With [[https://trac.sagemath.org/ticket/31038|31038]]:

{{{
sage: from itertools import combinations
sage: cu = polytopes.cube()
sage: sgmt = [p.vector()-q.vector() for p,q in combinations(cu.vertices(),2)]
sage: sgmt2 = set(tuple(x) for x in sgmt)
sage: %time polytopes.zonotope(sgmt)
CPU times: user 138 ms, sys: 0 ns, total: 138 ms
Wall time: 138 ms
A 3-dimensional polyhedron in ZZ^3 defined as the convex hull of 96 vertices
sage: %time polytopes.zonotope(sgmt2)
CPU times: user 58 ms, sys: 0 ns, total: 58 ms
Wall time: 57.6 ms
A 3-dimensional polyhedron in ZZ^3 defined as the convex hull of 96 vertices
}}}

Improvements:
 * [[https://trac.sagemath.org/ticket/30040|30040]]: Improve face iterator for simple/simplicial polytopes

There are also some bug fixes and other improvements. For more details see the [[https://trac.sagemath.org/wiki/SagePolyhedralGeometry#release_9.3|release notes for optimization and polyhedral geometry software interactions in Sage]].

== Graph theory ==

Major improvements in the backends:
 * [[https://trac.sagemath.org/ticket/30777|30777]]: Deleting edges
 * [[https://trac.sagemath.org/ticket/30665|30665]]: Edge iterator and copy
 * [[https://trac.sagemath.org/ticket/30776|30776]]: Subgraph and equality check
 * [[https://trac.sagemath.org/ticket/30753|30753]]: Obtaining subgraphs.
 * [[https://trac.sagemath.org/ticket/31117|31117]], [[https://trac.sagemath.org/ticket/31154|31154]]: Breadth First Search
 * [[https://trac.sagemath.org/ticket/31129|31129]]: Depth first search
 * [[https://trac.sagemath.org/ticket/31197|31197]]: Use binary matrix data structure for bitsets.

== Algebra ==

=== Power Series Ring ===

 * The method `set_default_prec` is now deprecated since it led to unwanted behavior (see [[https://trac.sagemath.org/ticket/18416|#18416]] for details).
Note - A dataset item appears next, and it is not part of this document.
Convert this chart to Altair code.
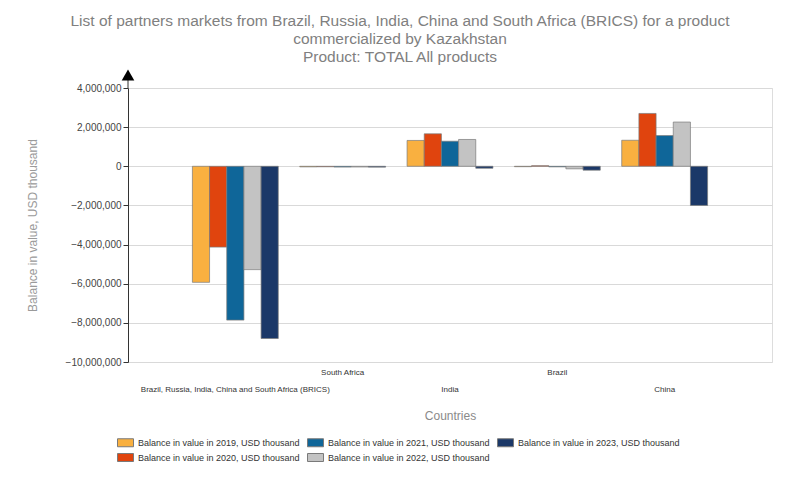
import altair as alt
import pandas as pd

countries = ["Brazil, Russia, India, China and South Africa (BRICS)", "South Africa", "India", "Brazil", "China"]
years = ["2019", "2020", "2021", "2022", "2023"]
v2019 = [-5930000, -30000, 1320000, -20000, 1330000]
v2020 = [-4130000, -25000, 1660000, 30000, 2700000]
v2021 = [-7860000, -40000, 1280000, -30000, 1570000]
v2022 = [-5280000, -35000, 1370000, -130000, 2260000]
v2023 = [-8800000, -45000, -100000, -200000, -2000000]
colors = ["#F9B040", "#E0440E", "#0F6699", "#C3C3C3", "#1B3868"]
y_ticks = [4000000, 2000000, 0, -2000000, -4000000, -6000000, -8000000, -10000000]

series = [f"Balance in value in {y}, USD thousand" for y in years]
rows = []
for s, vals in zip(series, [v2019, v2020, v2021, v2022, v2023]):
    for c, v in zip(countries, vals):
        rows.append({"country": c, "series": s, "value": v})
df = pd.DataFrame(rows)

font = "Liberation Sans"

bars = alt.Chart(df).mark_bar(stroke="#7a7a7a", strokeWidth=0.7).encode(
    x=alt.X("country:N", sort=countries,
            scale=alt.Scale(paddingInner=0.2, paddingOuter=0.6),
            title="Countries",
            axis=alt.Axis(labelAngle=0, labelFontSize=8, labelColor="#333333", labelFont=font,
                          labelLimit=400, labelOverlap=False, labelPadding=6, labelLineHeight=17,
                          labelExpr="(datum.value == 'India' || datum.value == 'China' || indexof(datum.value, 'BRICS') >= 0) ? ['', datum.value] : datum.value",
                          ticks=False, domain=False, grid=False,
                          titleFontSize=12, titleColor="#8a8a8a", titleFontWeight="normal", titleFont=font,
                          titleY=53, titleBaseline="middle")),
    xOffset=alt.XOffset("series:N", sort=series, scale=alt.Scale(paddingInner=0, paddingOuter=0)),
    y=alt.Y("value:Q", scale=alt.Scale(domain=[-10000000, 4000000], nice=False),
            title="Balance in value, USD thousand",
            axis=alt.Axis(values=y_ticks, format=",.0f", labelFontSize=10, labelColor="#444444", labelFont=font,
                          tickSize=5, tickColor="#333333", domainColor="#333333", labelPadding=2,
                          gridColor="#d9d9d9", titleFontSize=12, titleColor="#9a9a9a",
                          titleFontWeight="normal", titleFont=font,
                          titleX=-96, titleY=137, titleAlign="center", titleBaseline="middle", titleAngle=-90)),
    color=alt.Color("series:N", scale=alt.Scale(domain=series, range=colors),
                    legend=alt.Legend(orient="none", legendX=-11, legendY=346, columns=3, title=None,
                                      symbolType="M-1,-0.5L1,-0.5L1,0.5L-1,0.5Z", symbolSize=256,
                                      symbolStrokeColor="#7a7a7a", symbolStrokeWidth=1,
                                      labelFontSize=9, labelColor="#333333", labelFont=font,
                                      labelLimit=300, rowPadding=-6, columnPadding=5, symbolOffset=0))
)

arrow = alt.Chart(pd.DataFrame({"a": [0]})).mark_point(
    shape="triangle-up", filled=True, color="black", size=160, opacity=1
).encode(x=alt.value(0), y=alt.value(-13))

stem = alt.Chart(pd.DataFrame({"a": [0]})).mark_rule(color="#333333").encode(
    x=alt.value(0), y=alt.value(-8), y2=alt.value(0))

chart = alt.layer(bars, stem, arrow).properties(
    width=644, height=274,
    title=alt.TitleParams(
        text=["List of partners markets from Brazil, Russia, India, China and South Africa (BRICS) for a product",
              "commercialized by Kazakhstan", "Product: TOTAL All products"],
        fontSize=15.5, color="#808080", font=font, fontWeight="normal", anchor="middle",
        dx=-50, lineHeight=18, offset=4),
    autosize=alt.AutoSizeParams(type="none"),
    padding={"left": 120, "top": 80, "right": 20, "bottom": 110},
).configure_view(stroke="#6f7d8c", strokeWidth=1).configure(background="white")

chart.save("out.html", embed_options={"renderer": "svg", "actions": False})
If another default precision is needed, a new power series ring must be created:

   {{{
sage: R.<x> = PowerSeriesRing(QQ, default_prec=10)
sage: sin(x)
x - 1/6*x^3 + 1/120*x^5 - 1/5040*x^7 + 1/362880*x^9 + O(x^10)
sage: R.<x> = PowerSeriesRing(QQ, default_prec=15)
sage: sin(x)
x - 1/6*x^3 + 1/120*x^5 - 1/5040*x^7 + 1/362880*x^9 - 1/39916800*x^11 + 1/6227020800*x^13 + O(x^15)
   }}}
   This change does not affect the behavior of its ring elements. Code that relies on this method needs to be updated.

 * Inversion of power series ring elements now provides the correct parent: [[https://trac.sagemath.org/ticket/8972|#8972]]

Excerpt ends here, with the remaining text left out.